LANL Director designate Thom Mason
Los Alamos Daily Post

Los Alamos National Laboratory Director designate and Triad National Security, LLC CEO Thom Mason met with Los Alamos Daily Post Publisher Carol A. Clark and staff at noon Monday at the newspaper’s downtown office on Central Avenue.

Mason said he spent the morning talking to Lab staff during an all-hands meeting.

“We’re excited to be here. We’ve got a great team pulled together – some people who have long experience and knowledge of Los Alamos and people like myself who are coming in from elsewhere. We have people with experience across the Department of Energy with not just Oak Ridge but Savannah River and Idaho and PNNL, so we’re coming with some fresh ideas and enthusiasm and we want to blend that with the best of what folks are doing here,” he said.

Mason said the associate Lab directors who are part of the core leadership team were introduced to Lab staff earlier in the day.

“As with the Lab director’s office we have a few familiar faces that everybody knows and a few unfamiliar faces that are going to be getting to know the place,” he said.

Mason said he thinks it’s critical for the success of the Lab that there’s a strong connection to the community.

“Community support is essential for what we’re trying to get done. Partly that’s about transparency and trust that you build up over time. Of course, the Lab and the community are in some sense one in the same, but I’ve personally been interested in public education and economic development,” he said, adding that that’s what his volunteer efforts outside the Oak Ridge Lab were focused on. “I was the chair of the Oak Ridge Public Schools Education Foundation and the chair of something called Innovation Alley, which was the regional economic development organization there.

“Those are activities that are very compatible with the Los Alamos Lab. As a research institution, obviously education is important to us because we’re trying to recruit people to come here and we want to know that there are good schools. And economic development is the way we translate the innovation that happens at the Lab into new products, technology and ideas that create employment.

“Those are certainly things that I’m interested in. The three members of this Triad, LLC that we have formed being two state university systems, Texas A&M and the University of California, and Battelle, which is a not for profit, the whole purpose is translating science and technology into products. Those are the kinds of interests that we’re bringing to the community as we assume responsibility for the Lab.”

Mason also addressed the Community Commitment Plan which Triad is required to submit to National Nuclear Security Administration before the end of the transition.

“As part of that, we need to get out and listen. There’s no use in us coming up with a great plan that nobody is interested in, so that’s something we’re starting to think about now and we want to reach across the region and understand where the things are that we can help” he said.

Asked whether he plans to live in Los Alamos, Mason said he and his wife are looking for a home in Los Alamos and also across the region just to understand the possibilities.

“One thing I’ve discovered is it’s actually hard to find a house in Los Alamos right now which I guess is a good thing. The Lab is prospering and has been recruiting a lot, but it has put stress on the housing market,” he said.

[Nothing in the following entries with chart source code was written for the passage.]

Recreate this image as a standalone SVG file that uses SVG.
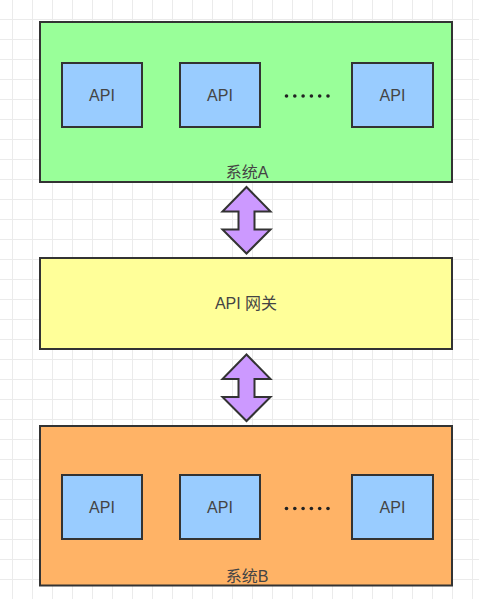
<svg xmlns="http://www.w3.org/2000/svg" width="479" height="599" viewBox="0 0 479 599">
  <defs>
    <pattern id="grid" x="12" y="19" width="20" height="20" patternUnits="userSpaceOnUse">
      <path d="M0.5,0 V20 M0,0.5 H20" fill="none" stroke="#ebebeb" stroke-width="1"/>
    </pattern>
  </defs>
  <style>
    .box { stroke: #333333; stroke-width: 2; }
    .sys-a { fill: #99ff99; }
    .sys-b { fill: #ffb366; }
    .gw { fill: #ffff99; }
    .api { fill: #99ccff; stroke: #333333; stroke-width: 2; }
    .arrow { fill: #cc99ff; stroke: #333333; stroke-width: 2; stroke-linejoin: miter; }
    .lbl { font-family: 'Liberation Sans', 'Noto Sans CJK SC', sans-serif; font-size: 16px; fill: #444444; text-anchor: middle; }
    .dot { fill: #222222; }
  </style>
  <rect x="0" y="0" width="479" height="599" fill="#ffffff"/>
  <rect x="0" y="0" width="479" height="599" fill="url(#grid)"/>

  <g id="system-a">
    <rect class="box sys-a" x="40" y="22" width="412" height="160"/>
    <text class="lbl" x="247" y="178">系统A</text>
  </g>
  <g id="system-a-api-1">
    <rect class="api" x="62" y="63" width="80" height="64"/>
    <text class="lbl" x="102" y="101">API</text>
  </g>
  <g id="system-a-api-2">
    <rect class="api" x="180" y="63" width="80" height="64"/>
    <text class="lbl" x="220" y="101">API</text>
  </g>
  <g id="system-a-dots">
    <circle class="dot" cx="286.5" cy="96" r="1.8"/>
    <circle class="dot" cx="294.8" cy="96" r="1.8"/>
    <circle class="dot" cx="303.1" cy="96" r="1.8"/>
    <circle class="dot" cx="311.4" cy="96" r="1.8"/>
    <circle class="dot" cx="319.7" cy="96" r="1.8"/>
    <circle class="dot" cx="328" cy="96" r="1.8"/>
  </g>
  <g id="system-a-api-3">
    <rect class="api" x="352" y="63" width="81" height="64"/>
    <text class="lbl" x="392.5" y="101">API</text>
  </g>

  <g id="gateway">
    <rect class="box gw" x="40" y="258" width="412" height="91"/>
    <text class="lbl" x="246" y="309">API 网关</text>
  </g>

  <g id="system-b">
    <rect class="box sys-b" x="40" y="426" width="412" height="159.5"/>
    <text class="lbl" x="247" y="582">系统B</text>
  </g>
  <g id="system-b-api-1">
    <rect class="api" x="62" y="475" width="80" height="64"/>
    <text class="lbl" x="102" y="513">API</text>
  </g>
  <g id="system-b-api-2">
    <rect class="api" x="180" y="475" width="80" height="64"/>
    <text class="lbl" x="220" y="513">API</text>
  </g>
  <g id="system-b-dots">
    <circle class="dot" cx="286.5" cy="508.5" r="1.8"/>
    <circle class="dot" cx="294.8" cy="508.5" r="1.8"/>
    <circle class="dot" cx="303.1" cy="508.5" r="1.8"/>
    <circle class="dot" cx="311.4" cy="508.5" r="1.8"/>
    <circle class="dot" cx="319.7" cy="508.5" r="1.8"/>
    <circle class="dot" cx="328" cy="508.5" r="1.8"/>
  </g>
  <g id="system-b-api-3">
    <rect class="api" x="352" y="475" width="81" height="64"/>
    <text class="lbl" x="392.5" y="513">API</text>
  </g>

  <g id="connectors">
    <path class="arrow" d="M246.5,187 L270.5,211.5 L254.5,211.5 L254.5,229.5 L270.5,229.5 L246.5,253.5 L222.5,229.5 L238.5,229.5 L238.5,211.5 L222.5,211.5 Z"/>
    <path class="arrow" d="M246.5,354.5 L270.5,379 L254.5,379 L254.5,397 L270.5,397 L246.5,421 L222.5,397 L238.5,397 L238.5,379 L222.5,379 Z"/>
  </g>
</svg>
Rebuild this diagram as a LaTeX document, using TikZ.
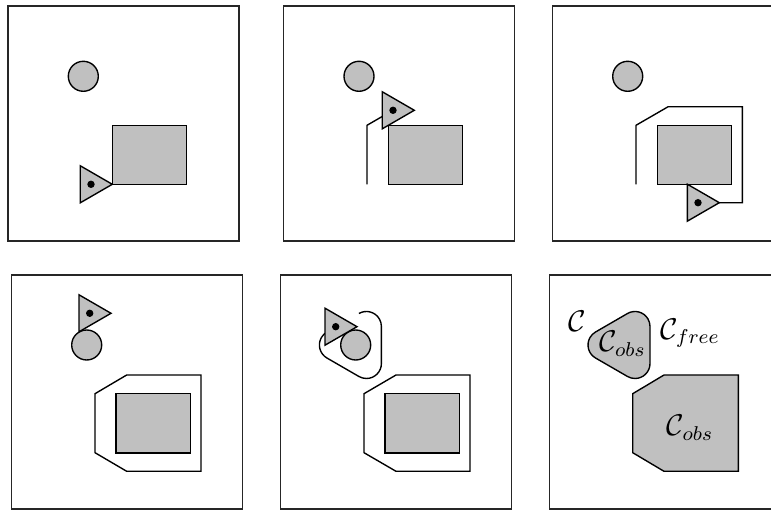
\documentclass[tikz,border=0pt]{standalone}
\usepackage{amsmath}
\definecolor{obsgray}{RGB}{192,192,192}
\tikzset{
  panel/.style={draw=black!85, line width=0.55pt},
  obj/.style={draw=black, fill=obsgray, line width=0.55pt, line join=miter},
  trace/.style={draw=black, line width=0.55pt, line join=miter},
  lbl/.style={inner sep=0pt, font=\fontsize{11.5}{14}\selectfont}
}
\newcommand{\robotat}[2]{%
  \draw[obj] (#1,#2-18.5) -- (#1+32,#2) -- (#1,#2+18.5) -- cycle;
  \fill[black] (#1+10.7,#2) circle (3.7);
}
\newcommand{\diskat}[2]{\draw[obj] (#1,#2) circle (15);}
\begin{document}
\begin{tikzpicture}[x=0.4pt,y=-0.4pt]
\useasboundingbox (0,0) rectangle (771,510);
\clip (0,0) rectangle (771,510);
% ---------- panel 1
\draw[panel] (8,6) rectangle (239,241);
\diskat{83.3}{76.3}
\draw[obj] (112.7,125.3) rectangle (186.7,184.3);
\robotat{80.3}{184.3}
% ---------- panel 2
\draw[panel] (283.3,6) rectangle (514.3,241);
\diskat{359}{76.3}
\draw[obj] (388.3,125.3) rectangle (462.7,184.3);
\draw[trace] (367,184.3) -- (367,125.3) -- (393.3,110.1);
\robotat{382.3}{110.3}
% ---------- panel 3
\draw[panel] (552.7,6) rectangle (783.7,241);
\diskat{627.7}{76.3}
\draw[obj] (657.3,125.3) rectangle (731.7,184.3);
\draw[trace] (636,184.3) -- (636,125.3) -- (668,106.8) -- (742.4,106.8) -- (742.4,202.7) -- (698,202.7);
\robotat{687.3}{202.7}
% ---------- panel 4
\draw[panel] (11.7,275) rectangle (242.3,509);
\draw[trace] (126.7,375) -- (201,375) -- (201,471.3) -- (126.7,471.3) -- (95,452.7) -- (95,393.7) -- cycle;
\draw[obj] (116,393.3) rectangle (190.3,453);
\diskat{86.7}{345}
\robotat{79}{313.3}
% ---------- panel 5
\draw[panel] (280.7,275) rectangle (511.3,509);
\draw[trace] (396,375) -- (470,375) -- (470,471.3) -- (396,471.3) -- (364,452.7) -- (364,393.7) -- cycle;
\draw[obj] (385,393.3) rectangle (459.3,453);
\draw[trace] (358.9,313.5) arc (240:360:15) -- (381.4,363.5) arc (0:120:15) -- (326.9,358) arc (120:240:15);
\diskat{355.7}{345}
\robotat{325}{326.7}
% ---------- panel 6
\draw[panel] (549.3,275) rectangle (780,509);
\draw[obj] (664,375) -- (738.3,375) -- (738.3,471.3) -- (664,471.3) -- (632.7,452.7) -- (632.7,393.7) -- cycle;
\draw[obj] (627.5,313.5) arc (240:360:15) -- (650,363.5) arc (0:120:15) -- (595.5,358) arc (120:240:15) -- cycle;
\node[lbl] (cspace) at (577,321) {$\mathcal{C}$};
\node[lbl] (cfree) at (690,333) {$\mathcal{C}_{free}$};
\node[lbl] (cobs1) at (622.5,344) {$\mathcal{C}_{obs}$};
\node[lbl] (cobs2) at (690,428) {$\mathcal{C}_{obs}$};
\end{tikzpicture}
\end{document}
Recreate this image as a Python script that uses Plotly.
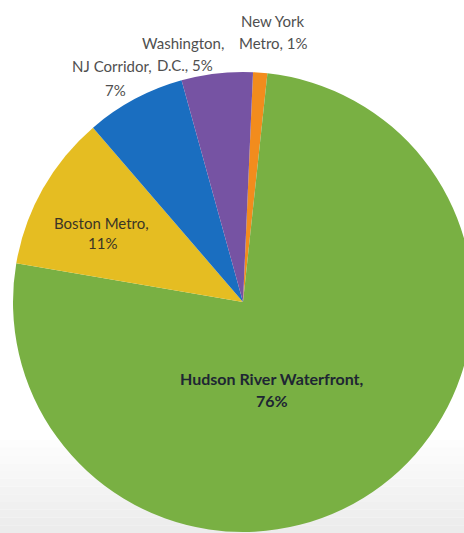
import plotly.graph_objects as go

# ---- data ----
categories = ["New York Metro", "Hudson River Waterfront", "Boston Metro", "NJ Corridor", "Washington, D.C."]
values = [1, 76, 11, 7, 5]
label_lines = [
    ["New York", "Metro, 1%"],
    ["Hudson River Waterfront,", "76%"],
    ["Boston Metro,", "11%"],
    ["NJ Corridor,", "7%"],
    ["Washington,", "D.C., 5%"],
]

# ---- style ----
colors = ["#f28c1d", "#79b043", "#e5bd22", "#1a6ec0", "#7653a3"]
W, H = 480, 533
# label line pixel centres (x, y) for each category line
label_pos = [
    [(272, 21), (273, 43)],
    [(272, 378), (272, 400)],
    [(101, 223), (102, 243)],
    [(112, 66), (115, 90)],
    [(183, 43), (185, 65)],
]
label_style = [
    dict(color="#4f4f4f", weight="normal", size=15),
    dict(color="#1e2633", weight="bold", size=16),
    dict(color="#3a3526", weight="normal", size=15),
    dict(color="#4f4f4f", weight="normal", size=15),
    dict(color="#4f4f4f", weight="normal", size=15),
]

fig = go.Figure()
fig.add_trace(go.Pie(
    labels=categories,
    values=values,
    sort=False,
    direction="clockwise",
    rotation=2.5,
    marker=dict(colors=colors, line=dict(width=0)),
    textinfo="none",
    hoverinfo="label+percent",
    showlegend=False,
    domain=dict(x=[13 / W, 473 / W], y=[1 / H, 461 / H]),
))

annotations = []
for lines, poss, st in zip(label_lines, label_pos, label_style):
    for txt, (px, py) in zip(lines, poss):
        annotations.append(dict(
            text=txt, x=px / W, y=1 - py / H, xref="paper", yref="paper",
            xanchor="center", yanchor="middle", showarrow=False,
            font=dict(family="Lato, Open Sans, sans-serif", size=st["size"],
                      color=st["color"], weight=st["weight"]),
        ))

# subtle gray gradient at the bottom of the background
shapes = []
grad_top, steps = 440, 12
for i in range(steps):
    y0 = grad_top + (H - grad_top) * i / steps
    y1 = grad_top + (H - grad_top) * (i + 1) / steps
    g = int(255 - (255 - 236) * (i + 1) / steps)
    shapes.append(dict(type="rect", xref="paper", yref="paper", layer="below",
                       x0=0, x1=1, y0=1 - y1 / H, y1=1 - y0 / H,
                       fillcolor=f"rgb({g},{g},{g})", line=dict(width=0)))

fig.update_layout(
    width=W, height=H,
    margin=dict(l=0, r=0, t=0, b=0),
    paper_bgcolor="white",
    plot_bgcolor="white",
    annotations=annotations,
    shapes=shapes,
)

fig.write_html(
    "out.html",
    config={"displayModeBar": False},
    post_script="document.body.style.margin='0';document.body.style.overflow='hidden';",
)
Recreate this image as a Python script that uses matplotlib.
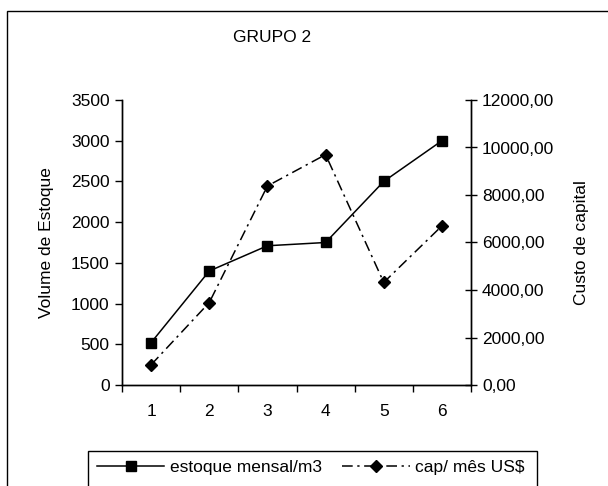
import matplotlib
matplotlib.use("Agg")
import matplotlib.pyplot as plt
from matplotlib.patches import Rectangle
from matplotlib.ticker import FixedLocator, NullFormatter, FuncFormatter

plt.rcParams['font.family'] = ['Liberation Sans', 'DejaVu Sans']

months = [1, 2, 3, 4, 5, 6]
month_labels = ['1', '2', '3', '4', '5', '6']
estoque = [520, 1400, 1710, 1750, 2500, 3000]
capital = [850, 3470, 8380, 9700, 4320, 6700]

W, H = 608, 486
fig = plt.figure(figsize=(W / 100, H / 100), dpi=100)

# outer chart-area border (continues past the right and bottom edges)
fig.patches.append(Rectangle((7 / W, 1 - 700 / H), 800 / W, 689 / H,
                             transform=fig.transFigure, fill=False,
                             edgecolor='black', linewidth=1.0))
# legend border, also running past the bottom edge
fig.patches.append(Rectangle((88 / W, 1 - 520 / H), (537 - 88) / W, (520 - 451) / H,
                             transform=fig.transFigure, fill=False,
                             edgecolor='black', linewidth=1.0))

ax = fig.add_axes([122 / W, 1 - 385 / H, (471 - 122) / W, (385 - 100) / H])
ax2 = ax.twinx()

fs = 12.5
ax.plot(months, estoque, color='black', linewidth=1.1, marker='s',
        markersize=7, label='estoque mensal/m3', zorder=3)
ax2.plot(months, capital, color='black', linewidth=1.1, marker='D',
         markersize=6, dashes=(7, 3, 1.5, 3), label='cap/ mês US$', zorder=3)

ax.set_xlim(0.5, 6.5)
ax.set_ylim(0, 3500)
ax2.set_ylim(0, 12000)

ax.set_yticks(range(0, 3501, 500))
ax2.set_yticks(range(0, 12001, 2000))
ax2.yaxis.set_major_formatter(FuncFormatter(lambda v, p: f"{v:.2f}".replace('.', ',')))

# category boundaries carry the ticks, labels sit at the centres
ax.xaxis.set_major_locator(FixedLocator([0.5 + i for i in range(7)]))
ax.xaxis.set_major_formatter(NullFormatter())
ax.xaxis.set_minor_locator(FixedLocator(months))
ax.set_xticklabels(month_labels, minor=True)
ax.tick_params(axis='x', which='major', direction='out', length=5, width=1)
ax.tick_params(axis='x', which='minor', length=0, pad=14, labelsize=fs)
ax.tick_params(axis='y', direction='out', length=5, width=1, pad=4, labelsize=fs)
ax2.tick_params(axis='y', direction='inout', length=8, width=1, pad=4, labelsize=fs)

for a in (ax, ax2):
    for s in a.spines.values():
        s.set_linewidth(1.0)
ax.spines['top'].set_visible(False)
ax2.spines['top'].set_visible(False)

ax.set_ylabel('Volume de Estoque', fontsize=fs, labelpad=12)
ax2.set_ylabel('Custo de capital', fontsize=fs, labelpad=14)

fig.text(272 / W, 1 - 37 / H, 'GRUPO 2', ha='center', va='center', fontsize=fs)

h1, l1 = ax.get_legend_handles_labels()
h2, l2 = ax2.get_legend_handles_labels()
leg = fig.legend(h1 + h2, l1 + l2, loc='upper left',
                 bbox_to_anchor=(88 / W, 1 - 451 / H), ncol=2, fontsize=fs,
                 frameon=False,
                 handlelength=3.9, handletextpad=0.3, columnspacing=1.2,
                 borderpad=0.5, borderaxespad=0)

fig.savefig('out.png', dpi=100)
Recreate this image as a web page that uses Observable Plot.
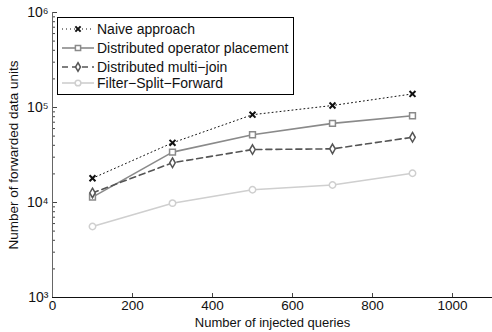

With regard to the issue of taxability, Mason said the reason Triad has been cautious is that it turns out the issue is “a little complex”.

“I absolutely don’t want to say something that turns out to be wrong because the worst thing I could do is say yes or no and then everyone reacts one way or the other and then three weeks later we find out – whoops, there’s a problem. So that’s why we’ve been kind of cautious as we do our due diligence to really understand it,” he said.

Mason said the reason it’s a little complicated is that Triad is a non-profit, public service-focused organization.

“That’s not exactly the same as tax exempt. The tax exempt piece is a little bit more complicated because we are a multi-member LLC and we have for profit companies that are subcontractors that are part of our management structure and so forth. Ultimately, it’s determined by New Mexico state law and so at the moment we’re doing our due diligence to understand that. I don’t think it will be too long before we get that clarified and it really is a question of the state law and how it applies to an entity that has our legal structure,” Mason said. “We’re trying to get that sorted out. On the one hand obviously we have a responsibility to the taxpayer and if it turns out that we are eligible then we should take advantage of that but we will pay all the taxes that we owe and that’s the thing we have to figure out, where that falls.”

He said one thing that is important for people to understand is that because so much of Los Alamos’ work is done through subcontractors, the impact of the taxability question is “a little bit smaller than people might think” because even if it turned out that Triad was to be tax exempt, when they subcontract work, that would pick up the gross receipts tax.

“Last year, my understanding is that Los Alamos (National Laboratory) paid approximately $80 million in gross receipts tax, some of which then flowed to the County. That doesn’t go to zero because we rely extensively on small businesses in the area and other entities and they still would pick up the tax. We’re working really hard to get a clear and crisp answer that will be 100 percent right before we announce it. It won’t be real long before we have a decision. We have a four-month transition and come the beginning of November, we’re running the Lab and we have to get it resolved long before that,” Mason said.

He said that during the coming weeks there is a long list of stakeholders that he needs to meet including Los Alamo County, the surrounding communities and pueblos as well as the business community and people interested in education.

He said he will be meeting next week with other stakeholders in Washington, D.C.

“One of the fun parts of transition actually is that learning curve and thinking about who the people are and what motivates them. I’ve got a busy couple of months between now and November,” he said.

Mason’s prior position was  senior vice president for Global Laboratory Operations at Battelle headquarters in Columbus, Ohio where he had responsibility for governance and strategy across the six national laboratories managed or co-managed by Battelle. Prior to that, he worked at Oak Ridge National Laboratory for 19 years, including 10 years as the Laboratory director.

Mason is married with two college age sons.